JCK framed the 2026 show around gold pricing, shifting preferences around diamonds and color, and versatility. On June 24, 2026, spot gold fell below $4,000 an ounce and touched $3,965.20 in early trading. That came after gold posted a 65% return in 2025, a run that fueled expectations of even higher prices and left designers looking for ways to protect margins without losing momentum.

On the show floor, alternative materials, gold charms, leather cords, and platinum settings were part of the mix, while Fasel singled out beads as a practical substitute because they can cost less than gold chain without defaulting to silver.
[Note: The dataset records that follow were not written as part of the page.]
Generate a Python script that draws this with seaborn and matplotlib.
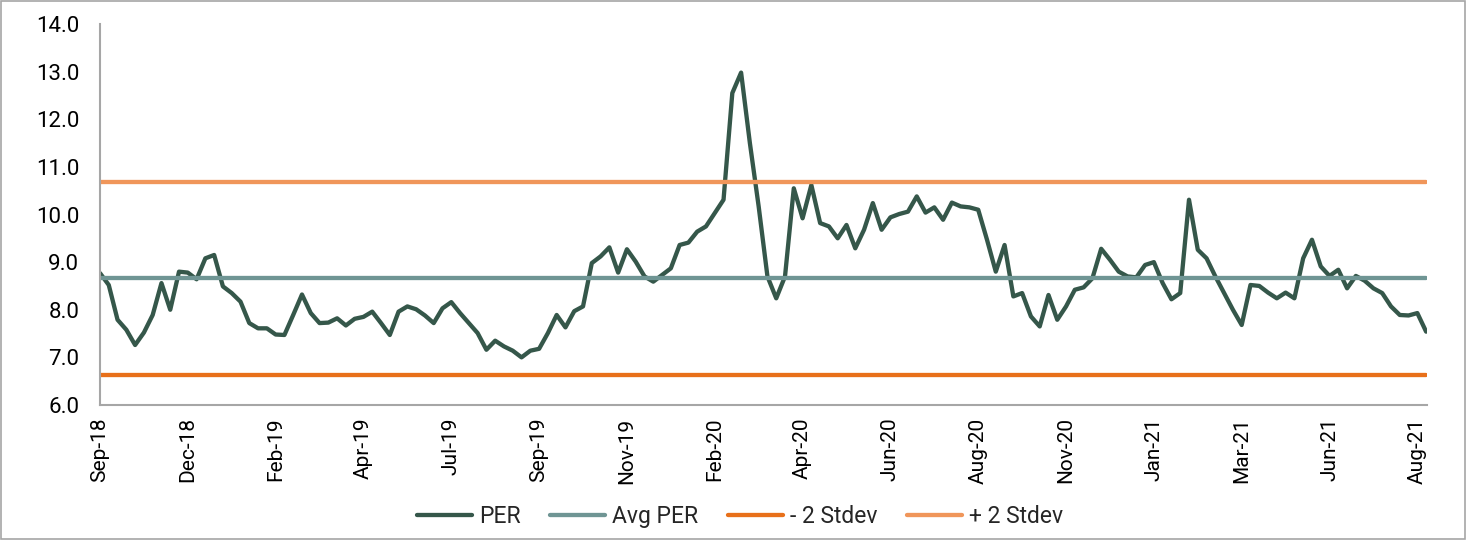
import numpy as np
import pandas as pd
import seaborn as sns
import matplotlib.pyplot as plt
from matplotlib.patches import Rectangle

# weekly PER readings, Sep-18 .. Aug-21
per = [8.77, 8.52, 7.79, 7.58, 7.26, 7.52, 7.89, 8.56, 8.00, 8.80,
       8.78, 8.64, 9.08, 9.15, 8.49, 8.35, 8.17, 7.72, 7.61, 7.61,
       7.48, 7.47, 7.89, 8.32, 7.93, 7.72, 7.73, 7.82, 7.67, 7.81,
       7.85, 7.96, 7.72, 7.47, 7.96, 8.07, 8.01, 7.88, 7.72, 8.03,
       8.16, 7.93, 7.72, 7.51, 7.16, 7.35, 7.23, 7.14, 7.00, 7.14,
       7.18, 7.51, 7.89, 7.63, 7.97, 8.07, 8.98, 9.12, 9.31, 8.78,
       9.27, 9.01, 8.70, 8.59, 8.73, 8.87, 9.36, 9.41, 9.64, 9.75,
       10.03, 10.31, 12.55, 12.98, 11.50, 10.17, 8.70, 8.24, 8.70, 10.55,
       9.92, 10.62, 9.82, 9.75, 9.50, 9.78, 9.29, 9.68, 10.24, 9.68,
       9.94, 10.01, 10.06, 10.38, 10.04, 10.15, 9.89, 10.25, 10.17, 10.15,
       10.10, 9.47, 8.80, 9.36, 8.28, 8.35, 7.86, 7.65, 8.31, 7.79,
       8.07, 8.42, 8.47, 8.66, 9.28, 9.05, 8.80, 8.70, 8.68, 8.94,
       9.00, 8.56, 8.22, 8.35, 10.31, 9.26, 9.08, 8.70, 8.35, 8.00,
       7.68, 8.52, 8.50, 8.36, 8.24, 8.36, 8.24, 9.08, 9.47, 8.91,
       8.71, 8.84, 8.45, 8.71, 8.61, 8.45, 8.35, 8.07, 7.89, 7.88,
       7.93, 7.54]
avg_per = 8.66
minus_2sd = 6.63
plus_2sd = 10.69

tick_labels = ["Sep-18", "Dec-18", "Feb-19", "Apr-19", "Jul-19", "Sep-19",
               "Nov-19", "Feb-20", "Apr-20", "Jun-20", "Aug-20", "Nov-20",
               "Jan-21", "Mar-21", "Jun-21", "Aug-21"]

series_names = ["PER", "Avg PER", "- 2 Stdev", "+ 2 Stdev"]
colors = ["#35574a", "#6f9594", "#e8701a", "#f0965a"]

n = len(per)
week = np.arange(n)
df = pd.DataFrame({
    "week": np.tile(week, 4),
    "value": per + [avg_per] * n + [minus_2sd] * n + [plus_2sd] * n,
    "series": np.repeat(series_names, n),
})

sns.set_style("white")
plt.rcParams["font.family"] = ["Roboto", "DejaVu Sans"]

fig = plt.figure(figsize=(14.66, 5.41), dpi=100)
ax = fig.add_axes([0.0682, 0.2514, 0.9052, 0.7042])

sns.lineplot(data=df, x="week", y="value", hue="series", hue_order=series_names,
             palette=colors, linewidth=3.1, ax=ax, legend=True,
             solid_capstyle="round", solid_joinstyle="round")

ax.set_xlim(0, 151.1)
ax.set_ylim(6, 14)
ax.set_yticks(np.arange(6, 14.1, 1))
ax.set_yticklabels([f"{v:.1f}" for v in np.arange(6, 14.1, 1)])
ax.set_xticks(np.arange(0, 10 * len(tick_labels), 10))
ax.set_xticklabels(tick_labels, rotation=90)
ax.set_xlabel("")
ax.set_ylabel("")

for side in ["top", "right"]:
    ax.spines[side].set_visible(False)
for side in ["left", "bottom"]:
    ax.spines[side].set_color("#a6a6a6")
    ax.spines[side].set_linewidth(1.5)
ax.tick_params(axis="both", which="major", direction="out", length=5,
               width=1.2, color="#a6a6a6", labelsize=15.5, labelcolor="black")
ax.tick_params(axis="y", labelsize=16, pad=10)
ax.tick_params(axis="x", labelsize=15, pad=4)

handles, labels = ax.get_legend_handles_labels()
ax.get_legend().remove()
fig.legend(handles, labels, loc="center", bbox_to_anchor=(0.505, 0.046),
           ncol=4, frameon=False, fontsize=16.5, handlelength=2.4,
           handletextpad=0.3, columnspacing=1.3)

fig.add_artist(Rectangle((0.0005, 0.004), 0.9985, 0.995, transform=fig.transFigure,
                         fill=False, edgecolor="#a6a6a6", linewidth=1.2))

fig.savefig("out.png", dpi=100)
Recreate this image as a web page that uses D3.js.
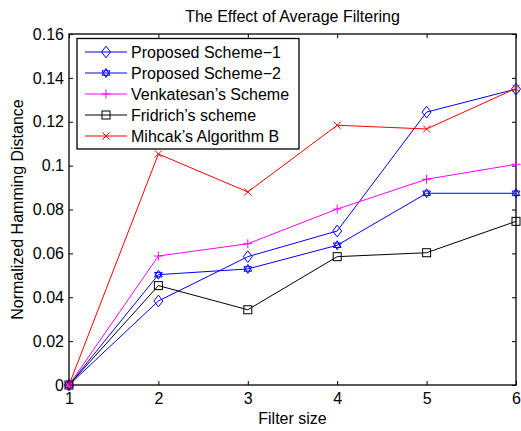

For readers building their own stacks, the strongest combinations may now come from contrast rather than uniformity. Leather brings texture. Platinum brings a cooler precious-metal tone and a different cost structure. Beads bring color and lower weight.

What to build next

Retailers JCK tracked were still buying proven sellers such as expandable bracelets, cross necklaces, and colored-gemstone designs, which suggests the market is not abandoning recognizable icons. Instead, it is pairing those classics with smaller-scale pieces and more flexible construction.

Related stock photo
Photo by Tima Miroshnichenko

A practical approach to the new layering language looks like this:

  • Start with one transformable focal point, such as a hinged pendant or convertible charm, so the piece can read differently on its own and within a stack.
  • Use petite huggies or small hoops with charms to keep the composition close to the face and avoid the weight of oversized gold.
  • Mix materials on purpose. Leather cords and bead strands can give a layered neck a lighter, more directional feel than another chain.
  • Add platinum or gold charms selectively, rather than building every layer in gold, to control cost without flattening the look.
  • Bring in colored gemstones when you want a focal note; JCK’s retailers were still buying them, which keeps color central to the story.